Ironically, the marketing of Stephen King is only an issue when it’s a horror film. When The Green Mile came out he was the author of The Shawshank Redemption, with Hearts in Atlantis  he was the author of The Green Mile. Dolores Claiborne was probably also thrown in the mix at one point. It’s as if they think he’s only good when he writes something other than horror.

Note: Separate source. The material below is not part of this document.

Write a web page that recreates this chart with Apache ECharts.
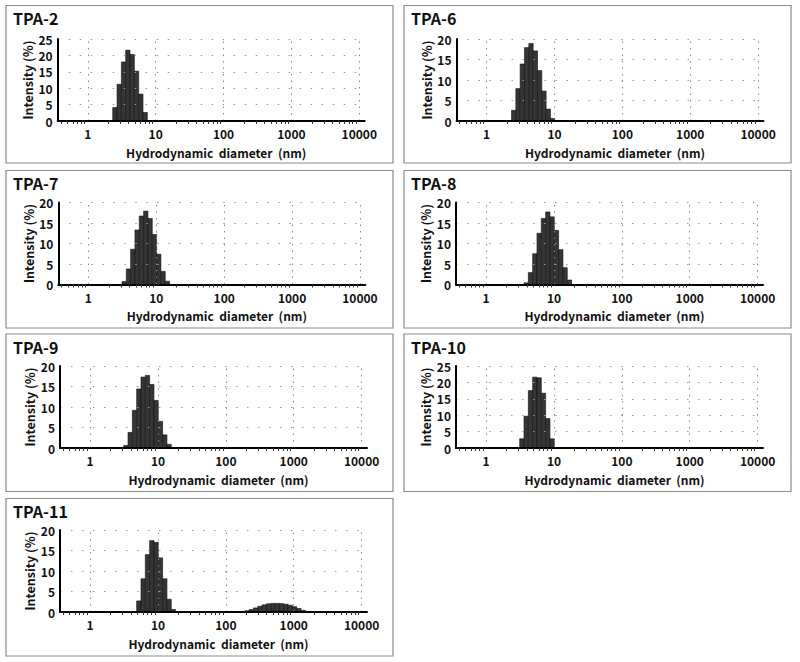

I’d seen Stand by Me as a child and had always liked it. It was one of those things I came to later rediscover in adolescence/early adulthood and when I found that King had written that tale it confirmed his genius in my mind. King and Reiner seemed to have come from similar upbringings and it lead to probably one of his most fruitful collaborations. King commented in 1990 that “Rob Reiner, who made Stand by Me, is one of the bravest, smartest filmmakers I have ever met. I am also amused to note that the company Mr. Reiner formed following the success of Stand by Me is Castle Rock Productions … a name with which many of my long time readers will be familiar.”  (Midnight, xiii). 
 

   

Often the relationship has not been as chummy. King is said to have had many a feud with Kubrick and has publicly aired his sentiments about The Shining over the years. Yet, he is quite an admirer of DePalma’s Carrie, as am I, while he finds no real amusement in his own book which he once threw out, I agree with that instinct but am so very glad his wife saved it from the wreckage. While I know it’s true that it’s usually the studio/distributor that makes the decision to plaster a movie poster with “Stephen King’s” or “From the producers of Independence Day” I sometimes hope that he stipulated that it be removed if he was unhappy with something, like Christine.
    

John Carpenter’s Christine is a galumphing piece of crap about an unsympathetic nerd that never should have been made. The book, however, is a fascinating, ominous, well-developed masterpiece told from three separate points of view and you can sympathize with all the characters. And like the master he is, you believe this scenario somehow because he makes you. 
 
   
To successfully adapt a book one must realize what makes each medium unique in order to capture the book’s essence on film without ruining it like millions of misguided dorks have done in the past. Ira Levin author of Rosemary’s Baby commented on Roman Polanski’s adaptation in a letter to King stating “There is a reason for his fidelity to the book, incidentally…His screenplay was the first adaptation he’d made of someone else’s material; his earlier films had all been originals. I think he didn’t know it was permitted – nay, almost mandatory! – to make changes.” (qtd. in King, Danse Macabre, 296). It is always wonderful when a film can be made that follows the book as faithfully as Levin feels his was followed. However, it’s not always a success like a Harry Potter or a Rosemary’s Baby the words ‘slavish,’ ‘slow,’ and ‘boring’ often come up in reviews. People who want drawn out movies that give you two to two-and-half hours to really examine the characters and the situation their in are rare, more and more studios are reverting to the 90 minute film length as opposed to the 120 and above.
  


 
The issue of time is one reason that Stephen King has found such a comfortable home on ABC writing mini-series’. In 1999 and 2002 he made two originals called Storm of the Century and Rose Red. In the latter he had the luxury of waiting 100 minutes before sending his protagonists into a haunted house whereas, in a feature film most producers would’ve already wanted the story to be over.
    

In the end, making Maximum Overdrive was a valuable experience for Stephen King. Since 1986 it seems that he’s taken a more active role in some of his productions and has ultimately learned to pick his battles. He’s since found a medium in which he can write long screenplays filled with rich, rounded characters and he has since become a producer. Thanks in part to Reiner’s success more accomplished filmmakers have since been attracted to his projects. The high-end Kingflicks are more frequent and there isn’t as much junk inbetween. He’s been involved with Frank Darabont on two occasions on The Shawshank Redemption and The Green Mile and Darabont has optioned the rights to a short story entitled “The Mist” [It has since been released], William Goldman has adapted three of his novels into films Misery and Hearts in Atlantis and the forthcoming Dreamcatcher. King wrote an episode for Chris Carter’s X-Files and is shopping an adaptation of Patrick McGrath’s novel Asylum to be directed by Jonathan Demme [This never came to fruition]. He’s also developing a television series based on Lars von Trier’s The Kingdom for which he will write pilot [This did happen].
    

Many readers who like to be scared by King, when they’re not going to court with Grisham or seeing the turbulence in Steel’s world, have fallen out of favor with King’s work. Stephen King is a writer who is constantly honing his craft. He is writing richer, more complex novels and has mastered other mediums along the way. A little over 36 years after his career in film began King’s legacy is only now beginning to show his true potency.